Poin-Poin yang Menyoroti Pembentukan Karakter dan Pembangunan Masyarakat Berkeadilan
Keyakinan pada kehendak Tuhan dan keadilan-Nya, sebagaimana dipahami dalam perspektif Kalam, memiliki dampak signifikan dalam membentuk karakter individu dan membangun masyarakat yang berkeadilan. Berikut adalah poin-poin penting yang menyoroti hal tersebut:
- Mendorong perilaku etis: Keyakinan pada kehendak Tuhan memotivasi individu untuk berperilaku jujur, adil, dan bertanggung jawab, karena mereka percaya bahwa setiap tindakan akan dipertanggungjawabkan di hadapan-Nya.
- Menumbuhkan sikap tawakkul: Pemahaman tentang kehendak Tuhan menumbuhkan sikap tawakkul, yaitu kombinasi antara usaha maksimal (ikhtiar) dan penyerahan diri sepenuhnya kepada Tuhan, yang mengurangi kecemasan dan mendorong optimisme.
- Menginspirasi tindakan sosial: Konsep keadilan Tuhan mendorong umat Muslim untuk berpartisipasi dalam kegiatan sosial, membantu yang membutuhkan, dan berjuang untuk menegakkan keadilan dalam masyarakat.

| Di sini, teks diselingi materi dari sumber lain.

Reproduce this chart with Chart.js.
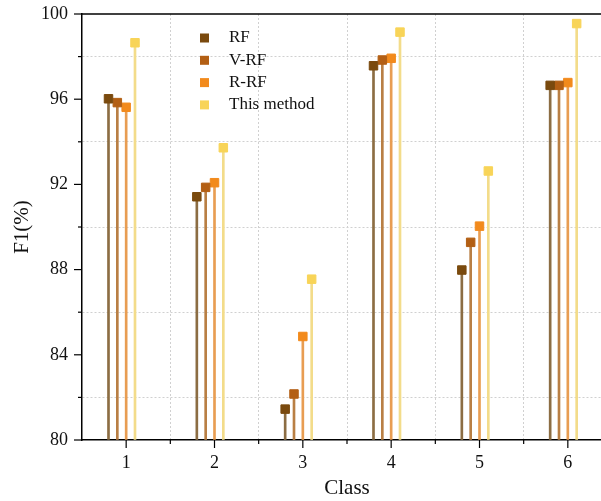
<!DOCTYPE html>
<html>
<head>
<meta charset="utf-8">
<script src="https://cdn.jsdelivr.net/npm/chart.js@4.4.1/dist/chart.umd.min.js"></script>
<style>
  html, body { margin: 0; padding: 0; background: #fff; overflow: hidden; width: 601px; height: 501px; }
  #wrap { width: 619px; height: 501px; }
</style>
</head>
<body>
<div id="wrap"><canvas id="c" width="619" height="501"></canvas></div>
<script>
// data
const classes = [1, 2, 3, 4, 5, 6];
const seriesNames = ["RF", "V-RF", "R-RF", "This method"];
const offsets = [-0.2, -0.1, 0, 0.1];
const rf      = [96.02, 91.42, 81.45, 97.57, 87.98, 96.65];
const vrf     = [95.84, 91.86, 82.16, 97.84, 89.28, 96.65];
const rrf     = [95.62, 92.08, 84.86, 97.92, 90.04, 96.78];
const thisMethod = [98.65, 93.72, 87.55, 99.15, 92.63, 99.55];
const allValues = [rf, vrf, rrf, thisMethod];

const markerColors = ["#7a4a0e", "#b35f14", "#f28a1c", "#f8d458"];
const stemColors   = ["#8c6d43", "#b97f44", "#e89d52", "#f3dc8a"];

const datasets = [];
// stems as thin bars
allValues.forEach((vals, i) => {
  datasets.push({
    type: 'bar',
    label: seriesNames[i] + ' stem',
    data: classes.map((c, k) => ({ x: c + offsets[i], y: vals[k] })),
    backgroundColor: stemColors[i],
    barThickness: 2,
    grouped: false,
    base: 80,
    order: 2
  });
});
// square markers
allValues.forEach((vals, i) => {
  datasets.push({
    type: 'scatter',
    label: seriesNames[i],
    data: classes.map((c, k) => ({ x: c + offsets[i], y: vals[k] })),
    backgroundColor: markerColors[i],
    borderColor: markerColors[i],
    borderWidth: 1,
    pointStyle: 'rect',
    pointRadius: 6,
    order: 1
  });
});

const serif = "'Liberation Serif', 'Times New Roman', serif";

// axis ticks (major/minor), top frame line, legend
const decorations = {
  id: 'decorations',
  afterDraw(chart) {
    const ctx = chart.ctx;
    const a = chart.chartArea;
    const xs = chart.scales.x, ys = chart.scales.y;
    ctx.save();
    ctx.strokeStyle = '#000';
    ctx.lineWidth = 1.5;
    // top frame line
    ctx.beginPath();
    ctx.moveTo(a.left, a.top);
    ctx.lineTo(a.right, a.top);
    ctx.stroke();
    ctx.lineWidth = 1.2;
    // y ticks
    for (let v = 80; v <= 100; v += 2) {
      const y = ys.getPixelForValue(v);
      const len = v % 4 === 0 ? 8 : 4;
      ctx.beginPath();
      ctx.moveTo(a.left - len, y);
      ctx.lineTo(a.left, y);
      ctx.stroke();
    }
    // x ticks
    for (let v = 1; v <= 6.5; v += 0.5) {
      const x = xs.getPixelForValue(v);
      const len = v % 1 === 0 ? 8 : 4;
      ctx.beginPath();
      ctx.moveTo(x, a.bottom);
      ctx.lineTo(x, a.bottom + len);
      ctx.stroke();
    }
    // legend
    ctx.font = "17px " + serif;
    ctx.textBaseline = 'middle';
    ctx.textAlign = 'left';
    seriesNames.forEach((name, i) => {
      const y = 38 + i * 22.3;
      ctx.fillStyle = markerColors[i];
      ctx.fillRect(200, y - 4.5, 9, 9);
      ctx.fillStyle = '#111';
      ctx.fillText(name, 229, y);
    });
    ctx.restore();
  }
};

new Chart(document.getElementById('c'), {
  data: { datasets: datasets },
  options: {
    responsive: false,
    animation: false,
    layout: { padding: { top: 14, right: 0, left: 0, bottom: 0 } },
    plugins: {
      legend: { display: false },
      tooltip: { enabled: false }
    },
    scales: {
      x: {
        type: 'linear',
        offset: false,
        min: 0.5,
        max: 6.5,
        afterFit: s => { s.height = 61; s.paddingLeft = 0; s.paddingRight = 0; },
        ticks: {
          stepSize: 0.5,
          autoSkip: false,
          maxRotation: 0,
          padding: 12,
          color: '#111',
          font: { family: serif, size: 18 },
          callback: v => (v % 1 === 0 && v <= 6 ? String(v) : '')
        },
        grid: {
          offset: false,
          drawTicks: false,
          color: ctx => (ctx.tick && ctx.tick.value % 1 !== 0 && ctx.tick.value > 0.5 && ctx.tick.value < 6.5) ? '#d0d0d0' : 'rgba(0,0,0,0)',
          lineWidth: 1
        },
        border: { color: '#000', width: 1.5, dash: [2, 2] },
        title: {
          display: true,
          text: 'Class',
          color: '#111',
          font: { family: serif, size: 21 },
          padding: { top: 0, bottom: 0 }
        }
      },
      y: {
        min: 80,
        max: 100,
        afterFit: s => { s.width = 82; s.paddingTop = 0; s.paddingBottom = 0; },
        ticks: {
          stepSize: 2,
          padding: 14,
          color: '#111',
          font: { family: serif, size: 18 },
          callback: v => (v % 4 === 0 ? String(v) : '')
        },
        grid: {
          drawTicks: false,
          color: ctx => (ctx.tick && ctx.tick.value % 4 !== 0) ? '#d0d0d0' : 'rgba(0,0,0,0)',
          lineWidth: 1
        },
        border: { color: '#000', width: 1.5, dash: [2, 2] },
        title: {
          display: true,
          text: 'F1(%)',
          color: '#111',
          font: { family: serif, size: 21 },
          padding: { top: 10, bottom: 0 }
        }
      }
    }
  },
  plugins: [decorations]
});
</script>
</body>
</html>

- Membentuk karakter yang kuat: Keyakinan pada kehendak Tuhan menumbuhkan kesabaran, syukur, dan empati, yang membentuk individu yang tangguh, rendah hati, dan peduli terhadap sesama.
- Membangun masyarakat berkeadilan: Penerapan prinsip keadilan Tuhan dalam kehidupan bermasyarakat menciptakan lingkungan yang harmonis, sejahtera, dan berkeadilan sosial, di mana hak-hak setiap individu dilindungi.
Penutup
Pada akhirnya, perdebatan seputar kehendak mutlak dan keadilan Tuhan dalam aliran Kalam adalah cerminan dari upaya manusia untuk memahami yang tak terjangkau. Meskipun tidak ada jawaban tunggal yang memuaskan semua pihak, kajian ini mengungkapkan kekayaan intelektual dan spiritual yang terkandung dalam tradisi Kalam. Pemikiran Kalam mengajarkan kita bahwa keyakinan pada kehendak Tuhan tidak harus menghilangkan rasa tanggung jawab moral, melainkan dapat menjadi landasan bagi etika yang kuat dan masyarakat yang berkeadilan.
Dengan memahami berbagai perspektif dalam aliran Kalam, kita dapat memperkaya pemahaman kita tentang iman, takdir, kebebasan, dan bagaimana kita seharusnya menjalani hidup ini dengan penuh makna dan tujuan.